Duolingo's (DUOL +2.83%) stock entered 2025 on a mission, like a green owl looking for people who skipped their daily language lessons. Share prices more than tripled from early August 2024 to mid-May 2025. Duolingo made market darlings like Nvidia look slow and sleepy (sueño, schläfrig, dormema) in that period.
But the good times didn't last. As I'm writing this on Nov. 19, Duolingo's stock has fallen 67% from that lofty peak in May. Can the mobile language educator get back on its feet and take flight again, or is this crash the start of a long-term malady (enfermedad, Krankheit, malsano)? Let's see what Duolingo might be up to over the next year.
Image source: Getty Images.
Duolingo grew up while you weren't looking
The Duolingo you see today is already very different from the pure-play language educator of 2021, when the stock entered public markets. The user count is up from 37.9 million to 135.3 million. Paid subscribers surged from 1.9 million to 11.5 million. Trailing revenues stopped at $207.7 million back then. Now, Duolingo beat that figure with $271.7 million of top-line sales in Q3 2025 alone. The trailing tally is up to $964.3 million now.
And it's not just the numbers. Duolingo has also introduced an ultra-premium Max subscription for those who want to boost their learning with artificial intelligence (AI) tools. Max uses ChatGPT to analyze the questions you got wrong, and to run personalized video chats with in-game characters. If conversation is the best way to really learn a language, the Max-driven chats should significantly raise the quality of the learning experience.
Furthermore, Duolingo is expanding its learning platform to new topics. The expansion (expansión, Erweiterung, ekspansio) started with music and math lessons in 2023 or 2024, depending on what kind of device you use in your lessons.

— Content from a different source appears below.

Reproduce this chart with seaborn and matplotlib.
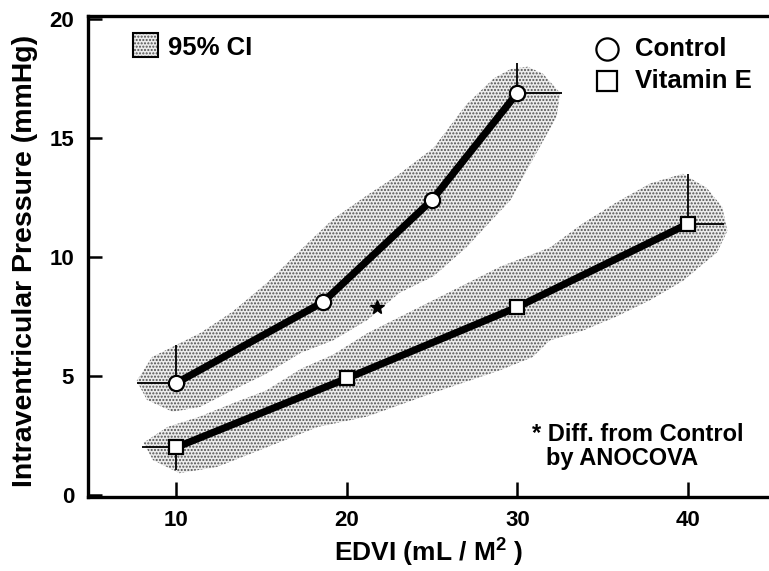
import numpy as np
import pandas as pd
import matplotlib
matplotlib.use("Agg")
import matplotlib.pyplot as plt
import seaborn as sns
from matplotlib.patches import Rectangle, Polygon

# ---------------- data ----------------
ctrl_x = [10, 18.6, 25, 30]
ctrl_y = [4.7, 8.1, 12.4, 16.9]
vite_x = [10, 20, 30, 40]
vite_y = [2.0, 4.9, 7.9, 11.4]

# one-sided error bars (drawn only at the end points)
ctrl_yerr_lo = [0, 0, 0, 0]
ctrl_yerr_hi = [1.6, 0, 0, 1.25]
ctrl_xerr_lo = [2.3, 0, 0, 0]
ctrl_xerr_hi = [0, 0, 0, 2.6]
vite_yerr_lo = [0.95, 0, 0, 0]
vite_yerr_hi = [0, 0, 0, 2.1]
vite_xerr_lo = [2.0, 0, 0, 0]
vite_xerr_hi = [0, 0, 0, 2.1]

# 95% CI band outlines
ctrl_band_x = [7.7, 8.6, 10.0, 11.4, 13.3, 15.3, 17.3, 19.2, 21.2, 23.1, 25.1, 27.0, 28.6, 29.6, 30.6, 31.5, 32.5,
               32.3, 30.9, 29.6, 27.0, 25.1, 23.1, 21.2, 19.2, 17.3, 15.3, 13.3, 11.4, 9.8, 8.3]
ctrl_band_y = [4.8, 5.8, 6.3, 6.8, 7.7, 8.9, 10.3, 11.6, 12.6, 13.5, 14.6, 16.4, 17.5, 17.9, 18.0, 17.7, 16.9,
               15.9, 14.1, 12.4, 10.4, 9.2, 8.5, 7.35, 6.5, 5.97, 5.1, 4.4, 3.7, 3.5, 4.0]
vite_band_x = [8.1, 9.5, 11.4, 13.3, 15.3, 17.3, 19.2, 21.2, 25.1, 29.0, 31.9, 33.8, 35.8, 37.8, 39.7, 41.1, 42.0, 42.3,
               41.7, 39.7, 37.8, 35.8, 33.8, 31.9, 30.9, 29.0, 25.1, 21.2, 18.3, 15.3, 12.4, 10.2, 8.65]
vite_band_y = [2.2, 2.86, 3.3, 3.85, 4.4, 5.3, 5.9, 6.8, 8.2, 9.6, 10.4, 11.4, 12.3, 13.1, 13.5, 12.9, 12.1, 11.1,
               10.2, 9.0, 8.2, 7.5, 6.9, 6.5, 5.8, 5.25, 4.3, 3.3, 2.86, 2.0, 1.18, 0.92, 1.47]

star_x, star_y = 21.8, 7.9

x_ticks = [10, 20, 30, 40]
y_ticks = [0, 5, 10, 15, 20]

# ---------------- style ----------------
sns.set_style("ticks")
plt.rcParams["font.family"] = ["Liberation Sans", "DejaVu Sans"]
plt.rcParams["font.weight"] = "bold"
plt.rcParams["axes.labelweight"] = "bold"
plt.rcParams["text.color"] = "black"
plt.rcParams["axes.labelcolor"] = "black"
plt.rcParams["xtick.color"] = "black"
plt.rcParams["ytick.color"] = "black"
plt.rcParams["mathtext.fontset"] = "custom"
plt.rcParams["mathtext.rm"] = "Liberation Sans:bold"
plt.rcParams["mathtext.default"] = "rm"
plt.rcParams["hatch.linewidth"] = 1.0

fig = plt.figure(figsize=(7.69, 5.71), dpi=100)
ax = fig.add_axes([88 / 769, 1 - 496.5 / 571, 681 / 769, 480.5 / 571])

band_face = "#ececec"
band_dots = "#505050"
band_kw = dict(closed=True, facecolor=band_face, edgecolor=band_dots, hatch=".....", linewidth=0, zorder=1)
ax.add_patch(Polygon(np.column_stack([ctrl_band_x, ctrl_band_y]), **band_kw))
ax.add_patch(Polygon(np.column_stack([vite_band_x, vite_band_y]), **band_kw))

# error bars
ax.errorbar(ctrl_x, ctrl_y, yerr=[ctrl_yerr_lo, ctrl_yerr_hi], xerr=[ctrl_xerr_lo, ctrl_xerr_hi],
            fmt="none", ecolor="black", elinewidth=1.3, capsize=0, zorder=2)
ax.errorbar(vite_x, vite_y, yerr=[vite_yerr_lo, vite_yerr_hi], xerr=[vite_xerr_lo, vite_xerr_hi],
            fmt="none", ecolor="black", elinewidth=1.3, capsize=0, zorder=2)

df_c = pd.DataFrame({"x": ctrl_x, "y": ctrl_y})
df_v = pd.DataFrame({"x": vite_x, "y": vite_y})
sns.lineplot(data=df_c, x="x", y="y", ax=ax, color="black", linewidth=5.2, marker="o", markersize=11,
             markerfacecolor="white", markeredgecolor="black", markeredgewidth=1.6, zorder=3)
sns.lineplot(data=df_v, x="x", y="y", ax=ax, color="black", linewidth=5.2, marker="s", markersize=9.5,
             markerfacecolor="white", markeredgecolor="black", markeredgewidth=1.6, zorder=3)

ax.plot([star_x], [star_y], marker="*", color="black", markersize=10, linestyle="none", zorder=4)

# axes
ax.set_xlim(4.845, 44.74)
ax.set_ylim(-0.06, 20.13)
ax.set_xticks(x_ticks)
ax.set_yticks(y_ticks)
ax.set_xticklabels([str(t) for t in x_ticks], fontsize=16, fontweight="bold")
ax.set_yticklabels([str(t) for t in y_ticks], fontsize=16, fontweight="bold")
ax.tick_params(axis="both", direction="in", width=1.8, color="black", labelcolor="black")
ax.tick_params(axis="x", length=11, pad=10)
ax.tick_params(axis="y", length=10, pad=10)
for s in ["left", "top", "bottom"]:
    ax.spines[s].set_linewidth(2.4)
    ax.spines[s].set_color("black")
ax.spines["right"].set_visible(False)

ax.set_xlabel("EDVI (mL / M$^{2}$ )", fontsize=19, fontweight="bold", va="center", color="black")
ax.xaxis.set_label_coords(0.5007, -0.1164)
ax.set_ylabel("Intraventricular Pressure (mmHg)", fontsize=20.5, fontweight="bold", va="center", color="black")
ax.yaxis.set_label_coords(-0.0925, 0.4906)

# legend-like keys
ax.add_patch(Rectangle((0.0661, 0.9148), 0.0367, 0.0499, transform=ax.transAxes, facecolor=band_face,
                       edgecolor=band_dots, hatch=".....", linewidth=0, zorder=5))
ax.add_patch(Rectangle((0.0661, 0.9148), 0.0367, 0.0499, transform=ax.transAxes, facecolor="none",
                       edgecolor="black", linewidth=1.5, zorder=6))
ax.text(0.1175, 0.9335, "95% CI", transform=ax.transAxes, fontsize=18.5, fontweight="bold", va="center", ha="left")
ax.plot([0.7614], [0.9314], transform=ax.transAxes, marker="o", markersize=16, markerfacecolor="white",
        markeredgecolor="black", markeredgewidth=1.6, linestyle="none")
ax.plot([0.7621], [0.8649], transform=ax.transAxes, marker="s", markersize=15, markerfacecolor="white",
        markeredgecolor="black", markeredgewidth=1.6, linestyle="none")
ax.text(0.8032, 0.9314, "Control", transform=ax.transAxes, fontsize=18.5, fontweight="bold", va="center", ha="left")
ax.text(0.8032, 0.8649, "Vitamin E", transform=ax.transAxes, fontsize=18.5, fontweight="bold", va="center", ha="left")

ax.text(0.652, 0.1289, "* Diff. from Control", transform=ax.transAxes, fontsize=17, fontweight="bold",
        va="center", ha="left")
ax.text(0.672, 0.080, "by ANOCOVA", transform=ax.transAxes, fontsize=17, fontweight="bold",
        va="center", ha="left")

fig.savefig("out.png", dpi=100)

This year, Duolingo added a chess course in partnership with Chess.com.
Big dreams for a small owl
Duolingo is an innovator at heart. I expect the topic growth to continue, eventually covering pretty much anything you can learn by rote repetition -- and then moving into areas where the ChatGPT-driven Max service can go the extra mile. From history and social science to physics and economics, the target market should multiply in size (multiplicarse en tamaño, sich vermehren, pligrandiĝi) over the next decade or so. Beyond that, I can imagine a Duolingo University, fully accredited in advanced fields like electrical engineering and internal medicine.
None of that is on tap in 2026, of course. These are long-term ambitions. There may be one or two new Duolingo courses over the next year, but none of them will be game-changers right away.

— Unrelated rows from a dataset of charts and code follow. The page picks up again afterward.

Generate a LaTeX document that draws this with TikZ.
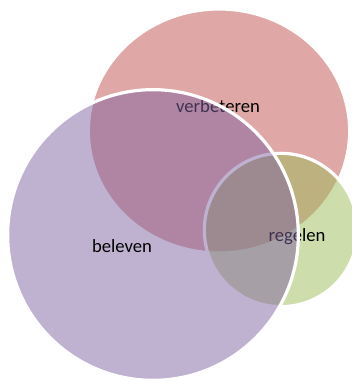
\documentclass[tikz,border=0pt]{standalone}
\usepackage{fontspec}
\setmainfont{Carlito}
\usetikzlibrary{shapes}
\usetikzlibrary{positioning}
\definecolor{setred}{HTML}{C0504D}
\definecolor{setpurple}{HTML}{8064A2}
\definecolor{setgreen}{HTML}{9BBB59}
\tikzset{
    setnode/.style = {inner sep=0pt, line width=2.4pt, draw=white, fill opacity=0.5},
    setnoder/.style = {setnode, ellipse, fill=setred, minimum width=196pt, minimum height=183pt},
    setnodeb/.style = {setnode, circle, fill=setpurple, minimum size=218pt},
    setnodeg/.style = {setnode, circle, fill=setgreen, minimum size=115pt},
    setlabel/.style = {font=\fontsize{14}{16}\selectfont, text=black, inner sep=0pt}
}

\begin{document}
\begin{tikzpicture}[x=0.75pt, y=-0.75pt]
\path[use as bounding box] (0,0) rectangle (352,381);
\node[setnoder] at (219,131) (verb) {};
\node[setnodeg] at (281,230) (reg) {};
\node[setlabel] at (218,106) (verbtext) {verbeteren};
\node[setlabel] at (297,237) (regtext) {regelen};
%
\node[setnodeb] at (153,235) (bel) {};
\node[setlabel] at (122,246) (beltext) {beleven};
\end{tikzpicture}
\end{document}
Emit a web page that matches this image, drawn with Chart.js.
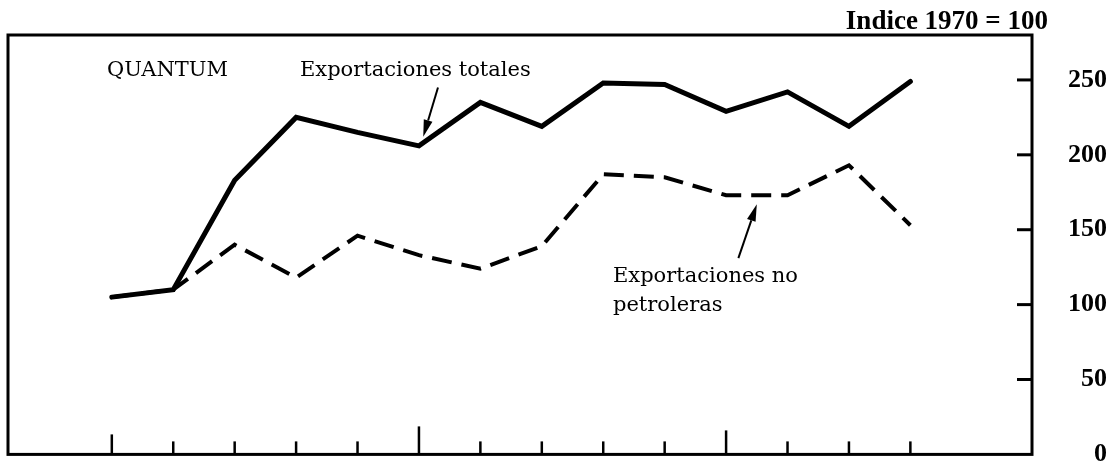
<!DOCTYPE html>
<html>
<head>
<meta charset="utf-8">
<script src="https://cdn.jsdelivr.net/npm/chart.js@4.4.0/dist/chart.umd.min.js"></script>
<style>
    body { margin: 0; background: #fff; }
    #wrap { width: 1118px; height: 470px; }
</style>
</head>
<body>
<div id="wrap"><canvas id="quantum-chart" width="1118" height="470"></canvas></div>
<script>
// Quantum de exportaciones, indice 1970 = 100

const years = [1970, 1971, 1972, 1973, 1974, 1975, 1976, 1977, 1978, 1979, 1980, 1981, 1982, 1983];
const exportTotales = [105, 110, 183, 225, 215, 206, 235, 219, 248, 247, 229, 242, 219, 249];
const exportNoPetroleras = [105, 110, 140, 118, 146, 133, 124, 139, 187, 185, 173, 173, 193, 153];
const yTickValues = [0, 50, 100, 150, 200, 250];

const SERIF = '"Liberation Serif", "DejaVu Serif", serif';
const WIDE_SERIF = '"DejaVu Serif", "Liberation Serif", serif';

const toPoints = (vals) => vals.map((v, i) => ({ x: years[i], y: v }));

// frame, inward ticks, texts and arrows
const framePlugin = {
    id: 'frame',
    afterDraw(chart) {
        const { ctx, chartArea: a, scales } = chart;
        const xs = scales.x, ys = scales.y;
        ctx.save();
        ctx.strokeStyle = '#000';
        ctx.fillStyle = '#000';

        ctx.lineWidth = 3;
        ctx.strokeRect(a.left, a.top, a.right - a.left, a.bottom - a.top);

        // year ticks pointing up from the bottom
        ctx.lineWidth = 2.5;
        years.forEach((yr, i) => {
            const px = xs.getPixelForValue(yr);
            const len = i === 5 ? 28 : (i === 10 ? 24 : (i === 0 ? 20 : 13));
            ctx.beginPath();
            ctx.moveTo(px, a.bottom);
            ctx.lineTo(px, a.bottom - len);
            ctx.stroke();
        });

        // value ticks pointing left from the right edge
        ctx.lineWidth = 3;
        yTickValues.forEach(v => {
            if (v === 0) return;
            const py = ys.getPixelForValue(v);
            ctx.beginPath();
            ctx.moveTo(a.right, py);
            ctx.lineTo(a.right - 15, py);
            ctx.stroke();
        });

        ctx.textBaseline = 'middle';
        ctx.textAlign = 'right';
        ctx.font = 'bold 27px ' + SERIF;
        ctx.fillText('Indice 1970 = 100', 1048, 22);

        ctx.textAlign = 'left';
        ctx.font = '21px ' + WIDE_SERIF;
        ctx.fillText('QUANTUM', 107, 71);
        ctx.fillText('Exportaciones totales', 300, 71);
        ctx.fillText('Exportaciones no', 613, 277);
        ctx.fillText('petroleras', 613, 306);

        drawArrow(ctx, xs.getPixelForValue(1975.31), ys.getPixelForValue(245),
                       xs.getPixelForValue(1975.07), ys.getPixelForValue(212));
        drawArrow(ctx, xs.getPixelForValue(1980.2), ys.getPixelForValue(131),
                       xs.getPixelForValue(1980.5), ys.getPixelForValue(167));
        ctx.restore();
    }
};

function drawArrow(ctx, x1, y1, x2, y2) {
    const ang = Math.atan2(y2 - y1, x2 - x1);
    const head = 17, half = 4.5;
    ctx.lineWidth = 2;
    ctx.beginPath();
    ctx.moveTo(x1, y1);
    ctx.lineTo(x2 - Math.cos(ang) * head, y2 - Math.sin(ang) * head);
    ctx.stroke();
    ctx.beginPath();
    ctx.moveTo(x2, y2);
    ctx.lineTo(x2 - Math.cos(ang) * head - Math.sin(ang) * half, y2 - Math.sin(ang) * head + Math.cos(ang) * half);
    ctx.lineTo(x2 - Math.cos(ang) * head + Math.sin(ang) * half, y2 - Math.sin(ang) * head - Math.cos(ang) * half);
    ctx.closePath();
    ctx.fill();
}

new Chart(document.getElementById('quantum-chart'), {
    type: 'line',
    data: {
        datasets: [
            {
                label: 'Exportaciones totales',
                data: toPoints(exportTotales),
                borderColor: '#000',
                borderWidth: 5,
                borderCapStyle: 'round',
                pointRadius: 0,
                tension: 0
            },
            {
                label: 'Exportaciones no petroleras',
                data: toPoints(exportNoPetroleras),
                borderColor: '#000',
                borderWidth: 4,
                borderDash: [20, 10],
                pointRadius: 0,
                tension: 0
            }
        ]
    },
    options: {
        responsive: false,
        animation: false,
        layout: { padding: { left: 8, right: 11, top: 35, bottom: 12 } },
        plugins: {
            legend: { display: false },
            tooltip: { enabled: false }
        },
        scales: {
            x: {
                type: 'linear',
                display: false,
                min: 1968.31,
                max: 1984.98
            },
            y: {
                position: 'right',
                min: 0,
                max: 280,
                afterBuildTicks: (scale) => {
                    scale.ticks = yTickValues.map(v => ({ value: v }));
                },
                afterFit: (scale) => { scale.width = 75; },
                border: { display: false },
                grid: { display: false, drawTicks: false },
                ticks: {
                    crossAlign: 'far',
                    padding: 0,
                    color: '#000',
                    font: { family: SERIF, size: 26, weight: 'bold' }
                }
            }
        }
    },
    plugins: [framePlugin]
});
</script>
</body>
</html>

Management changed their operating goals in the Q3 report, caring more about optimum user growth than monetization for the next few years. This update was the main reason why Duolingo's stock kept falling in November, despite fantastic earnings and revenue surprises in the same Q3 report.

NASDAQ: DUOL
Key Data Points
I'm buying Duolingo despite the Wall Street drama
Over the next year, I'm looking for continued innovation in the game-like learning model, coupled with heavy marketing and in-app tweaks to move more of the ad-supported users into Duolingo's premium subscriptions.
It's not a sharp U-turn in Duolingo's strategy-setting offices. It's just a "balance shift" within Duolingo's current business model, prioritizing a different set of goals with a negligible impact on management's full-year revenue guidance. Current challenges include other companies' AI-driven language learning, regulatory pressure around Duolingo's rapidly growing Chinese user group, and perhaps a rougher strategy shift than expected. But Duolingo is poised to tackle these issues, led by a certified genius and equipped with skyrocketing growth engines.
So there's a two-player mode in the chess course now, and a handful of popular languages have a new flashcard exercise in the training section. Duolingo's marketing strategy should be more about user growth than money-making for a while. That's all good with me, and I think the stock is an excellent buy after that steep price drop. It's still a long-term winner, even if the next year looks like a wide-open share-buying window.
And now it's time for some Spanish, German, and Esperanto classes. I have a 3,433-day streak (racha, Strähne, serio) of daily lessons to maintain, after all.